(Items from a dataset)
##############################

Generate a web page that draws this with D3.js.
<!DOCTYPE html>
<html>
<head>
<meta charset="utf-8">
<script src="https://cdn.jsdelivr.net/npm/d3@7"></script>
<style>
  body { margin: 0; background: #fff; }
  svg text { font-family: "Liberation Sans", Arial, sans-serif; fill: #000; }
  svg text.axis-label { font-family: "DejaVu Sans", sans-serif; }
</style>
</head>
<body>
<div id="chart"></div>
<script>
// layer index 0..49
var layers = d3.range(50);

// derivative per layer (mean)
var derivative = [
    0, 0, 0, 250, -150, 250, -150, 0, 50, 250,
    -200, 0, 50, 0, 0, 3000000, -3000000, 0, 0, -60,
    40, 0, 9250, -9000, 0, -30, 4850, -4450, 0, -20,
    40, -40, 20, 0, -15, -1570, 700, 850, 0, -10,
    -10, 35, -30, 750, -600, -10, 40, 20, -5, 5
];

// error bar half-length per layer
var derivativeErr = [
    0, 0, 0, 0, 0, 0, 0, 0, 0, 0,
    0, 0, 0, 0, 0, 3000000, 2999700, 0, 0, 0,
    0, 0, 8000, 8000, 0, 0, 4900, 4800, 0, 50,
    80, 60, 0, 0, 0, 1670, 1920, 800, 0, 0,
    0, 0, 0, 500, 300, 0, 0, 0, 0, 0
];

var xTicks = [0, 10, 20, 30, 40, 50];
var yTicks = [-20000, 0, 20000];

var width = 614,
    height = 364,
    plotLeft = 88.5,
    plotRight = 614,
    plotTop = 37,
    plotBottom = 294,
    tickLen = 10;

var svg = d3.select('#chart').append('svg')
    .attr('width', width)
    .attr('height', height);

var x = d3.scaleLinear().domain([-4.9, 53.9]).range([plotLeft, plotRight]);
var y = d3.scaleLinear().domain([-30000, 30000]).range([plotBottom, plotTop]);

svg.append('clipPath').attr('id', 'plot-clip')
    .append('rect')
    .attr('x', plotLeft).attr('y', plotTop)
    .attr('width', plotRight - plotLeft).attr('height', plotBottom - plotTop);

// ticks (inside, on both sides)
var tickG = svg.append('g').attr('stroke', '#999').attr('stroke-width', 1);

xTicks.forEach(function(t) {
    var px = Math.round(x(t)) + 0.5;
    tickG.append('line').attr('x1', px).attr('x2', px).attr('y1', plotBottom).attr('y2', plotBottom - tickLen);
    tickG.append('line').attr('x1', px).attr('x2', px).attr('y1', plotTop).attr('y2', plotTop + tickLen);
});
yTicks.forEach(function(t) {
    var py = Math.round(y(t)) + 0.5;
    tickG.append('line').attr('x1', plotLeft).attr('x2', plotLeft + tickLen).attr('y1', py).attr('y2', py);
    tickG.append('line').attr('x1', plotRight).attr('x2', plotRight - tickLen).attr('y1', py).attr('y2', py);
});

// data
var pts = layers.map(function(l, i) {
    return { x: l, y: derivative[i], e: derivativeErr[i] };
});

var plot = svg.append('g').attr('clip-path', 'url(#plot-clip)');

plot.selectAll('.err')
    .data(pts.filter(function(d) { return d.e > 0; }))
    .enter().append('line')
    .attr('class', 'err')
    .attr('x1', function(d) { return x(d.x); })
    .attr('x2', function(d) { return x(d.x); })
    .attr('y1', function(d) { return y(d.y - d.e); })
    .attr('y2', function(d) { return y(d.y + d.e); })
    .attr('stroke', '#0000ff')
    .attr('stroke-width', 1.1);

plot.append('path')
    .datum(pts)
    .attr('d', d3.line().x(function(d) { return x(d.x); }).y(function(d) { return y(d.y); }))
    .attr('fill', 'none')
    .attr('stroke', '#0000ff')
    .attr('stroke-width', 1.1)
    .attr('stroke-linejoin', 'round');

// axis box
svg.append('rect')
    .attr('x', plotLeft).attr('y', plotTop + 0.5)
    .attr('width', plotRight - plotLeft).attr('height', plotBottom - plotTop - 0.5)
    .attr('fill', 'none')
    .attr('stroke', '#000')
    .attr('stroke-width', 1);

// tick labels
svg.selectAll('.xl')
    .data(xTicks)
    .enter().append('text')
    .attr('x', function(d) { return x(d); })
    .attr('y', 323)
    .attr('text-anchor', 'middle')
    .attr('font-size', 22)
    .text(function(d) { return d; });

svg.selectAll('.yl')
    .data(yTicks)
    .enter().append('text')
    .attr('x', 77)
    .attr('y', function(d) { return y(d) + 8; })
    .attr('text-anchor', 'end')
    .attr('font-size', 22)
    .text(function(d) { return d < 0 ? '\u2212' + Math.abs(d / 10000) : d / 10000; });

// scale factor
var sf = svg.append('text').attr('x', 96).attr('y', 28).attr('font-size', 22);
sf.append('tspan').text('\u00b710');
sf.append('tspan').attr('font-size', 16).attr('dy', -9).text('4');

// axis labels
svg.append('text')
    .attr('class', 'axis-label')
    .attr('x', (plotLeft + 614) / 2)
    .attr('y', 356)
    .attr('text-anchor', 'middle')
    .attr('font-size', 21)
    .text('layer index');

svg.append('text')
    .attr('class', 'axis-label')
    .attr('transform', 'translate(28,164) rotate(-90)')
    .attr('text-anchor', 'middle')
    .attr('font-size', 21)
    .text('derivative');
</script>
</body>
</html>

##############################

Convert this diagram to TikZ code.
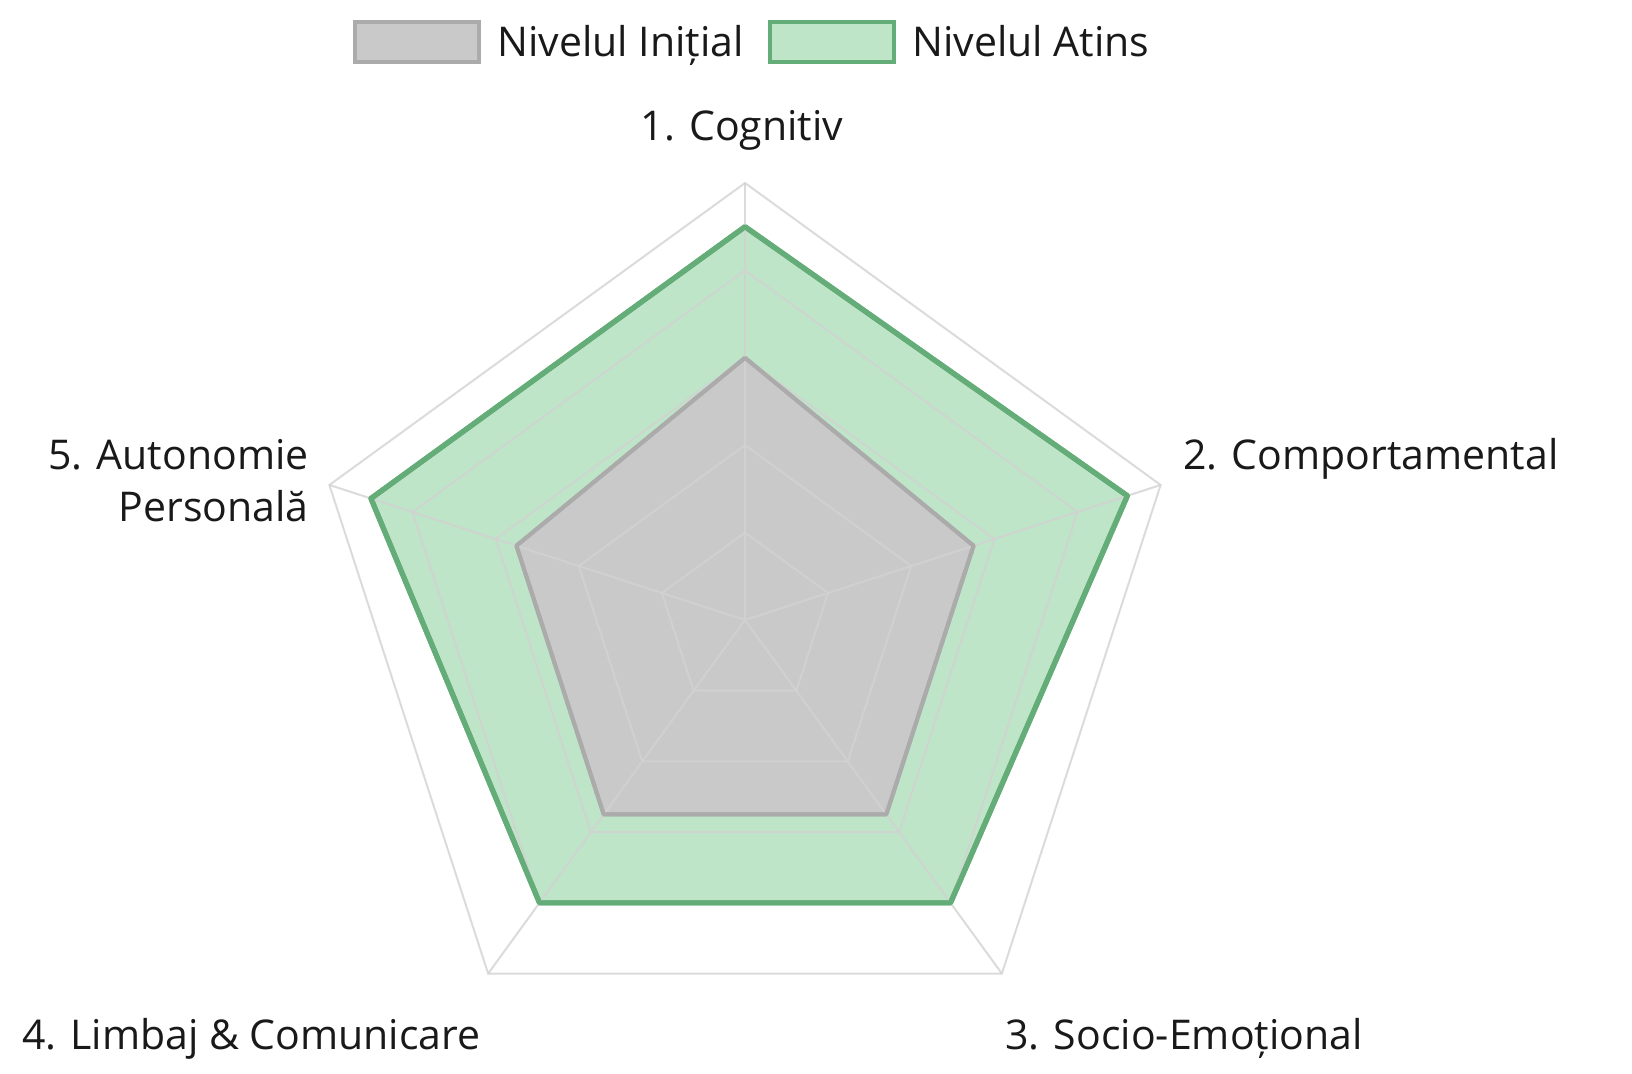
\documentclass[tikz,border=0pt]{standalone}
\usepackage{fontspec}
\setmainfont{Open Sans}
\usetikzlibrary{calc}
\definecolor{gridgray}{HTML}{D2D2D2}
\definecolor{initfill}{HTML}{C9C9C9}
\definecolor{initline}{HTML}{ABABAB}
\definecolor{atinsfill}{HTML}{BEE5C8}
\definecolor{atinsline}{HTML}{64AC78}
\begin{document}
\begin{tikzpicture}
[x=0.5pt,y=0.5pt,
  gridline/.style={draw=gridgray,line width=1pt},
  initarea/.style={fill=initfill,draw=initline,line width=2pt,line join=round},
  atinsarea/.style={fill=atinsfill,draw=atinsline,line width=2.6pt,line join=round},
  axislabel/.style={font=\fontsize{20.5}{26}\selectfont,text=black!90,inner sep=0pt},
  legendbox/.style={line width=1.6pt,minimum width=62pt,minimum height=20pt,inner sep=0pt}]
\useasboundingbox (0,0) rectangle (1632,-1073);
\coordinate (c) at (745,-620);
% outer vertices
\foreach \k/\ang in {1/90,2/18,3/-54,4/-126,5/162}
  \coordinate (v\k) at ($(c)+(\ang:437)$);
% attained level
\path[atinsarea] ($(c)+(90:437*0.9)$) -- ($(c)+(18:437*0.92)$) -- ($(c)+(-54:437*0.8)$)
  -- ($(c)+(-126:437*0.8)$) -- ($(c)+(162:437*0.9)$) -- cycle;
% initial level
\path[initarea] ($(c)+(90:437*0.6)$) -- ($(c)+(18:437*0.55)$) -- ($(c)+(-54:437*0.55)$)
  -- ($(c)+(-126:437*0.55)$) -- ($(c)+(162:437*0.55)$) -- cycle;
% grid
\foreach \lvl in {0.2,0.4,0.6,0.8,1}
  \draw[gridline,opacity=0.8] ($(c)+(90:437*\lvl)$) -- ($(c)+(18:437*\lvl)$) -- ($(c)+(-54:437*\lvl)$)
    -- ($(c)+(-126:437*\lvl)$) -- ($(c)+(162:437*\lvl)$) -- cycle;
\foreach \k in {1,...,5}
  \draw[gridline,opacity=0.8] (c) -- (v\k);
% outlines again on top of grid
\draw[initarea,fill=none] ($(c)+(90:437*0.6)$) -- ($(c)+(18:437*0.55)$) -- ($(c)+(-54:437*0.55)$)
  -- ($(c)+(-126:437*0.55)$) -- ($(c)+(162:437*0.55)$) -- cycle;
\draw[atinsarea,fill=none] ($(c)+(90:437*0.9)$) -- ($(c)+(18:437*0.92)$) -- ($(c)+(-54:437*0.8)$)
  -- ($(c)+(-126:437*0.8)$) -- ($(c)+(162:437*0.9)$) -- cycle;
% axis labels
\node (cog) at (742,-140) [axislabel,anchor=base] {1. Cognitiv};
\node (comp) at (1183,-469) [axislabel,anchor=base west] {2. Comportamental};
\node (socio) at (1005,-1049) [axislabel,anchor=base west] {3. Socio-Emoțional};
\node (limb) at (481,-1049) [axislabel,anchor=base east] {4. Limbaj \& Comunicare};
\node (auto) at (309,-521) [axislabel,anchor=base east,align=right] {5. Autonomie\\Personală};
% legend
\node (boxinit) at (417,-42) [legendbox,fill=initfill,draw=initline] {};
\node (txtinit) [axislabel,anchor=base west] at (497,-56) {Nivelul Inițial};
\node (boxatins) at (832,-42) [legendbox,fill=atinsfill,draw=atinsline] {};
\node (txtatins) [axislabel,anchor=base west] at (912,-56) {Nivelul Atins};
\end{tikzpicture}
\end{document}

##############################

### [WRITTEN TASK]
Above are the entries. Output exactly the lines beginning with the line that has "Generate a web" and ending with the line that has "svg.append('g').attr('stroke', '#999').attr('stroke-width', 1);".

### [RESULT OF THE EXERCISE]
Generate a web page that draws this with D3.js.
<!DOCTYPE html>
<html>
<head>
<meta charset="utf-8">
<script src="https://cdn.jsdelivr.net/npm/d3@7"></script>
<style>
  body { margin: 0; background: #fff; }
  svg text { font-family: "Liberation Sans", Arial, sans-serif; fill: #000; }
  svg text.axis-label { font-family: "DejaVu Sans", sans-serif; }
</style>
</head>
<body>
<div id="chart"></div>
<script>
// layer index 0..49
var layers = d3.range(50);

// derivative per layer (mean)
var derivative = [
    0, 0, 0, 250, -150, 250, -150, 0, 50, 250,
    -200, 0, 50, 0, 0, 3000000, -3000000, 0, 0, -60,
    40, 0, 9250, -9000, 0, -30, 4850, -4450, 0, -20,
    40, -40, 20, 0, -15, -1570, 700, 850, 0, -10,
    -10, 35, -30, 750, -600, -10, 40, 20, -5, 5
];

// error bar half-length per layer
var derivativeErr = [
    0, 0, 0, 0, 0, 0, 0, 0, 0, 0,
    0, 0, 0, 0, 0, 3000000, 2999700, 0, 0, 0,
    0, 0, 8000, 8000, 0, 0, 4900, 4800, 0, 50,
    80, 60, 0, 0, 0, 1670, 1920, 800, 0, 0,
    0, 0, 0, 500, 300, 0, 0, 0, 0, 0
];

var xTicks = [0, 10, 20, 30, 40, 50];
var yTicks = [-20000, 0, 20000];

var width = 614,
    height = 364,
    plotLeft = 88.5,
    plotRight = 614,
    plotTop = 37,
    plotBottom = 294,
    tickLen = 10;

var svg = d3.select('#chart').append('svg')
    .attr('width', width)
    .attr('height', height);

var x = d3.scaleLinear().domain([-4.9, 53.9]).range([plotLeft, plotRight]);
var y = d3.scaleLinear().domain([-30000, 30000]).range([plotBottom, plotTop]);

svg.append('clipPath').attr('id', 'plot-clip')
    .append('rect')
    .attr('x', plotLeft).attr('y', plotTop)
    .attr('width', plotRight - plotLeft).attr('height', plotBottom - plotTop);

// ticks (inside, on both sides)
var tickG = svg.append('g').attr('stroke', '#999').attr('stroke-width', 1);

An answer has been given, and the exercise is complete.